— Start —

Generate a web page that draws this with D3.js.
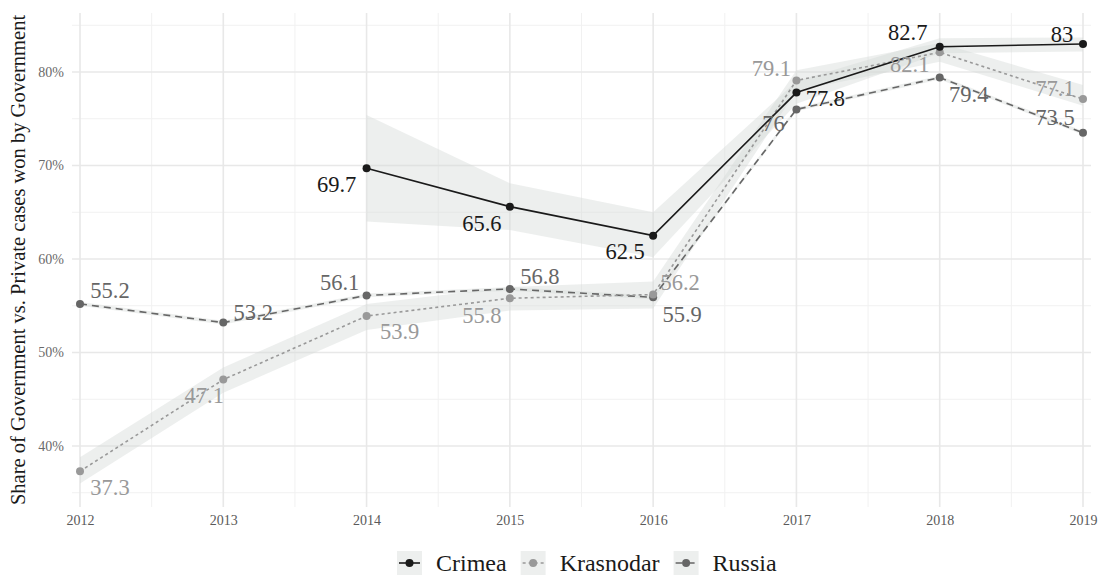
<!DOCTYPE html>
<html>
<head>
<meta charset="utf-8">
<script src="https://cdn.jsdelivr.net/npm/d3@7"></script>
<style>
  html, body { margin: 0; padding: 0; background: #fff; }
  svg { display: block; font-family: "Liberation Serif", "DejaVu Serif", serif; }
</style>
</head>
<body>
<svg id="chart" width="1101" height="577"></svg>
<script>
// Years on the x axis
const years = [2012, 2013, 2014, 2015, 2016, 2017, 2018, 2019];

// Share (%) of Government vs. Private cases won by Government
const crimeaYears = [2014, 2015, 2016, 2017, 2018, 2019];
const crimeaValues = [69.7, 65.6, 62.5, 77.8, 82.7, 83];
const crimeaLower = [64.0, 63.1, 60.2, 76.6, 82.0, 82.2];
const crimeaUpper = [75.4, 68.1, 65.0, 79.0, 83.6, 83.7];

const krasnodarValues = [37.3, 47.1, 53.9, 55.8, 56.2, 79.1, 82.1, 77.1];
const krasnodarLower = [36.0, 45.7, 52.4, 54.5, 54.7, 78.0, 81.1, 76.4];
const krasnodarUpper = [38.8, 48.4, 55.2, 57.0, 57.6, 80.2, 83.1, 78.6];

const russiaValues = [55.2, 53.2, 56.1, 56.8, 55.9, 76, 79.4, 73.5];
const russiaLower = [55.0, 53.0, 55.9, 56.6, 55.7, 75.8, 79.2, 73.3];
const russiaUpper = [55.4, 53.4, 56.3, 57.0, 56.1, 76.2, 79.6, 73.7];

// Y axis ticks (percent)
const yTicks = [40, 50, 60, 70, 80];
const yMinor = [35, 45, 55, 65, 75, 85];

// Build series records from the arrays above
const series = [
  { name: "Crimea", x: crimeaYears, v: crimeaValues, lo: crimeaLower, hi: crimeaUpper,
    color: "#1a1a1a", dash: null },
  { name: "Krasnodar", x: years, v: krasnodarValues, lo: krasnodarLower, hi: krasnodarUpper,
    color: "#999999", dash: "3,3" },
  { name: "Russia", x: years, v: russiaValues, lo: russiaLower, hi: russiaUpper,
    color: "#666666", dash: "7,5" }
];

// Label offsets relative to each point (dx, dy of the text centre)
const labelOffsets = {
  Crimea:    [[-30, 16], [-28, 17], [-28, 16], [29, 6], [-32, -14], [-21, -9]],
  Krasnodar: [[30, 16], [-19, 16], [33, 15], [-28, 17], [27, -12], [-25, -12], [-30, 12], [-28, -11]],
  Russia:    [[30, -13], [30, -10], [-27, -13], [30, -12], [29, 17], [-23, 14], [29, 17], [-28, -15]]
};

const svg = d3.select("#chart");
const panel = { left: 72, right: 1091, top: 13, bottom: 507 };

const x = d3.scaleLinear().domain([2012, 2019]).range([80, 1083]);
const y = d3.scaleLinear().domain([40, 80]).range([446, 72]);

// Grid lines
const grid = svg.append("g");
const xMinor = d3.range(2012.5, 2019, 1);
grid.selectAll(".ymin").data(yMinor).join("line")
  .attr("x1", panel.left).attr("x2", panel.right)
  .attr("y1", d => y(d)).attr("y2", d => y(d))
  .attr("stroke", "#f1f1f1").attr("stroke-width", 1);
grid.selectAll(".xmin").data(xMinor).join("line")
  .attr("x1", d => x(d)).attr("x2", d => x(d))
  .attr("y1", panel.top).attr("y2", panel.bottom)
  .attr("stroke", "#f1f1f1").attr("stroke-width", 1);
grid.selectAll(".ymaj").data(yTicks).join("line")
  .attr("x1", panel.left).attr("x2", panel.right)
  .attr("y1", d => y(d)).attr("y2", d => y(d))
  .attr("stroke", "#e8e8e8").attr("stroke-width", 1.6);
grid.selectAll(".xmaj").data(years).join("line")
  .attr("x1", d => x(d)).attr("x2", d => x(d))
  .attr("y1", panel.top).attr("y2", panel.bottom)
  .attr("stroke", "#e8e8e8").attr("stroke-width", 1.6);

// Axes (text only, as in a minimal theme)
const xAxis = svg.append("g").attr("transform", `translate(0,${panel.bottom})`)
  .call(d3.axisBottom(x).tickValues(years).tickFormat(d3.format("d")).tickSize(0).tickPadding(8));
xAxis.select(".domain").remove();
xAxis.selectAll("text").attr("font-size", 14).attr("fill", "#5a5a5a")
  .attr("font-family", "Liberation Serif, serif");

const yAxis = svg.append("g").attr("transform", `translate(${panel.left},0)`)
  .call(d3.axisLeft(y).tickValues(yTicks).tickFormat(d => d + "%").tickSize(0).tickPadding(8));
yAxis.select(".domain").remove();
yAxis.selectAll("text").attr("font-size", 14).attr("fill", "#6a6a6a")
  .attr("font-family", "Liberation Serif, serif");

svg.append("text")
  .attr("transform", `translate(25,${(panel.top + panel.bottom) / 2}) rotate(-90)`)
  .attr("text-anchor", "middle")
  .attr("font-size", 20.5).attr("fill", "#1a1a1a")
  .text("Share of Government vs. Private cases won by Government");

// Confidence ribbons
const area = d3.area()
  .x(d => x(d.x)).y0(d => y(d.lo)).y1(d => y(d.hi));
const recs = s => s.x.map((yr, i) => ({ x: yr, v: s.v[i], lo: s.lo[i], hi: s.hi[i] }));

svg.append("g").selectAll("path").data(series).join("path")
  .attr("d", s => area(recs(s)))
  .attr("fill", "#d4dad7").attr("fill-opacity", 0.42);

// Lines
const line = d3.line().x(d => x(d.x)).y(d => y(d.v));
const linesG = svg.append("g");
series.slice().reverse().forEach(s => {
  linesG.append("path").attr("d", line(recs(s)))
    .attr("fill", "none").attr("stroke", s.color).attr("stroke-width", 1.6)
    .attr("stroke-dasharray", s.dash);
});

// Points
series.slice().reverse().forEach(s => {
  svg.append("g").selectAll("circle").data(recs(s)).join("circle")
    .attr("cx", d => x(d.x)).attr("cy", d => y(d.v)).attr("r", 4)
    .attr("fill", s.color);
});

// Value labels
series.forEach(s => {
  const offs = labelOffsets[s.name];
  svg.append("g").selectAll("text").data(recs(s)).join("text")
    .attr("x", (d, i) => x(d.x) + offs[i][0])
    .attr("y", (d, i) => y(d.v) + offs[i][1])
    .attr("text-anchor", "middle").attr("dominant-baseline", "central")
    .attr("font-size", 22.5).attr("fill", s.color)
    .text(d => d3.format("~g")(d.v));
});

// Legend
const legend = svg.append("g").attr("transform", "translate(397,551)");
let lx = 0;
series.forEach(s => {
  const g = legend.append("g").attr("transform", `translate(${lx},0)`);
  g.append("rect").attr("width", 25).attr("height", 24).attr("fill", "#d4dad7").attr("fill-opacity", 0.42);
  g.append("line").attr("x1", 2).attr("x2", 23).attr("y1", 12).attr("y2", 12)
    .attr("stroke", s.color).attr("stroke-width", 1.6).attr("stroke-dasharray", s.dash);
  g.append("circle").attr("cx", 12.5).attr("cy", 12).attr("r", 4).attr("fill", s.color);
  const t = g.append("text").attr("x", 39).attr("y", 12).attr("dominant-baseline", "central")
    .attr("font-size", 24).attr("fill", "#1a1a1a").text(s.name);
  lx += 39 + t.node().getComputedTextLength() + 14;
});
</script>
</body>
</html>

— End —

● **Aim**
Strip out the pictures and quote the remaining data word for word.

● **Finished task**
Generate a web page that draws this with D3.js.
<!DOCTYPE html>
<html>
<head>
<meta charset="utf-8">
<script src="https://cdn.jsdelivr.net/npm/d3@7"></script>
<style>
  html, body { margin: 0; padding: 0; background: #fff; }
  svg { display: block; font-family: "Liberation Serif", "DejaVu Serif", serif; }
</style>
</head>
<body>
<svg id="chart" width="1101" height="577"></svg>
<script>
// Years on the x axis
const years = [2012, 2013, 2014, 2015, 2016, 2017, 2018, 2019];

// Share (%) of Government vs. Private cases won by Government
const crimeaYears = [2014, 2015, 2016, 2017, 2018, 2019];
const crimeaValues = [69.7, 65.6, 62.5, 77.8, 82.7, 83];
const crimeaLower = [64.0, 63.1, 60.2, 76.6, 82.0, 82.2];
const crimeaUpper = [75.4, 68.1, 65.0, 79.0, 83.6, 83.7];

const krasnodarValues = [37.3, 47.1, 53.9, 55.8, 56.2, 79.1, 82.1, 77.1];
const krasnodarLower = [36.0, 45.7, 52.4, 54.5, 54.7, 78.0, 81.1, 76.4];
const krasnodarUpper = [38.8, 48.4, 55.2, 57.0, 57.6, 80.2, 83.1, 78.6];

const russiaValues = [55.2, 53.2, 56.1, 56.8, 55.9, 76, 79.4, 73.5];
const russiaLower = [55.0, 53.0, 55.9, 56.6, 55.7, 75.8, 79.2, 73.3];
const russiaUpper = [55.4, 53.4, 56.3, 57.0, 56.1, 76.2, 79.6, 73.7];

// Y axis ticks (percent)
const yTicks = [40, 50, 60, 70, 80];
const yMinor = [35, 45, 55, 65, 75, 85];

// Build series records from the arrays above
const series = [
  { name: "Crimea", x: crimeaYears, v: crimeaValues, lo: crimeaLower, hi: crimeaUpper,
    color: "#1a1a1a", dash: null },
  { name: "Krasnodar", x: years, v: krasnodarValues, lo: krasnodarLower, hi: krasnodarUpper,
    color: "#999999", dash: "3,3" },
  { name: "Russia", x: years, v: russiaValues, lo: russiaLower, hi: russiaUpper,
    color: "#666666", dash: "7,5" }
];

// Label offsets relative to each point (dx, dy of the text centre)
const labelOffsets = {
  Crimea:    [[-30, 16], [-28, 17], [-28, 16], [29, 6], [-32, -14], [-21, -9]],
  Krasnodar: [[30, 16], [-19, 16], [33, 15], [-28, 17], [27, -12], [-25, -12], [-30, 12], [-28, -11]],
  Russia:    [[30, -13], [30, -10], [-27, -13], [30, -12], [29, 17], [-23, 14], [29, 17], [-28, -15]]
};

const svg = d3.select("#chart");
const panel = { left: 72, right: 1091, top: 13, bottom: 507 };

const x = d3.scaleLinear().domain([2012, 2019]).range([80, 1083]);
const y = d3.scaleLinear().domain([40, 80]).range([446, 72]);

// Grid lines
const grid = svg.append("g");
const xMinor = d3.range(2012.5, 2019, 1);
grid.selectAll(".ymin").data(yMinor).join("line")
  .attr("x1", panel.left).attr("x2", panel.right)
  .attr("y1", d => y(d)).attr("y2", d => y(d))
  .attr("stroke", "#f1f1f1").attr("stroke-width", 1);
grid.selectAll(".xmin").data(xMinor).join("line")
  .attr("x1", d => x(d)).attr("x2", d => x(d))
  .attr("y1", panel.top).attr("y2", panel.bottom)
  .attr("stroke", "#f1f1f1").attr("stroke-width", 1);
grid.selectAll(".ymaj").data(yTicks).join("line")
  .attr("x1", panel.left).attr("x2", panel.right)
  .attr("y1", d => y(d)).attr("y2", d => y(d))
  .attr("stroke", "#e8e8e8").attr("stroke-width", 1.6);
grid.selectAll(".xmaj").data(years).join("line")
  .attr("x1", d => x(d)).attr("x2", d => x(d))
  .attr("y1", panel.top).attr("y2", panel.bottom)
  .attr("stroke", "#e8e8e8").attr("stroke-width", 1.6);

// Axes (text only, as in a minimal theme)
const xAxis = svg.append("g").attr("transform", `translate(0,${panel.bottom})`)
  .call(d3.axisBottom(x).tickValues(years).tickFormat(d3.format("d")).tickSize(0).tickPadding(8));
xAxis.select(".domain").remove();
xAxis.selectAll("text").attr("font-size", 14).attr("fill", "#5a5a5a")
  .attr("font-family", "Liberation Serif, serif");

const yAxis = svg.append("g").attr("transform", `translate(${panel.left},0)`)
  .call(d3.axisLeft(y).tickValues(yTicks).tickFormat(d => d + "%").tickSize(0).tickPadding(8));
yAxis.select(".domain").remove();
yAxis.selectAll("text").attr("font-size", 14).attr("fill", "#6a6a6a")
  .attr("font-family", "Liberation Serif, serif");

svg.append("text")
  .attr("transform", `translate(25,${(panel.top + panel.bottom) / 2}) rotate(-90)`)
  .attr("text-anchor", "middle")
  .attr("font-size", 20.5).attr("fill", "#1a1a1a")
  .text("Share of Government vs. Private cases won by Government");

// Confidence ribbons
const area = d3.area()
  .x(d => x(d.x)).y0(d => y(d.lo)).y1(d => y(d.hi));
const recs = s => s.x.map((yr, i) => ({ x: yr, v: s.v[i], lo: s.lo[i], hi: s.hi[i] }));

svg.append("g").selectAll("path").data(series).join("path")
  .attr("d", s => area(recs(s)))
  .attr("fill", "#d4dad7").attr("fill-opacity", 0.42);

// Lines
const line = d3.line().x(d => x(d.x)).y(d => y(d.v));
const linesG = svg.append("g");
series.slice().reverse().forEach(s => {
  linesG.append("path").attr("d", line(recs(s)))
    .attr("fill", "none").attr("stroke", s.color).attr("stroke-width", 1.6)
    .attr("stroke-dasharray", s.dash);
});

// Points
series.slice().reverse().forEach(s => {
  svg.append("g").selectAll("circle").data(recs(s)).join("circle")
    .attr("cx", d => x(d.x)).attr("cy", d => y(d.v)).attr("r", 4)
    .attr("fill", s.color);
});

// Value labels
series.forEach(s => {
  const offs = labelOffsets[s.name];
  svg.append("g").selectAll("text").data(recs(s)).join("text")
    .attr("x", (d, i) => x(d.x) + offs[i][0])
    .attr("y", (d, i) => y(d.v) + offs[i][1])
    .attr("text-anchor", "middle").attr("dominant-baseline", "central")
    .attr("font-size", 22.5).attr("fill", s.color)
    .text(d => d3.format("~g")(d.v));
});

// Legend
const legend = svg.append("g").attr("transform", "translate(397,551)");
let lx = 0;
series.forEach(s => {
  const g = legend.append("g").attr("transform", `translate(${lx},0)`);
  g.append("rect").attr("width", 25).attr("height", 24).attr("fill", "#d4dad7").attr("fill-opacity", 0.42);
  g.append("line").attr("x1", 2).attr("x2", 23).attr("y1", 12).attr("y2", 12)
    .attr("stroke", s.color).attr("stroke-width", 1.6).attr("stroke-dasharray", s.dash);
  g.append("circle").attr("cx", 12.5).attr("cy", 12).attr("r", 4).attr("fill", s.color);
  const t = g.append("text").attr("x", 39).attr("y", 12).attr("dominant-baseline", "central")
    .attr("font-size", 24).attr("fill", "#1a1a1a").text(s.name);
  lx += 39 + t.node().getComputedTextLength() + 14;
});
</script>
</body>
</html>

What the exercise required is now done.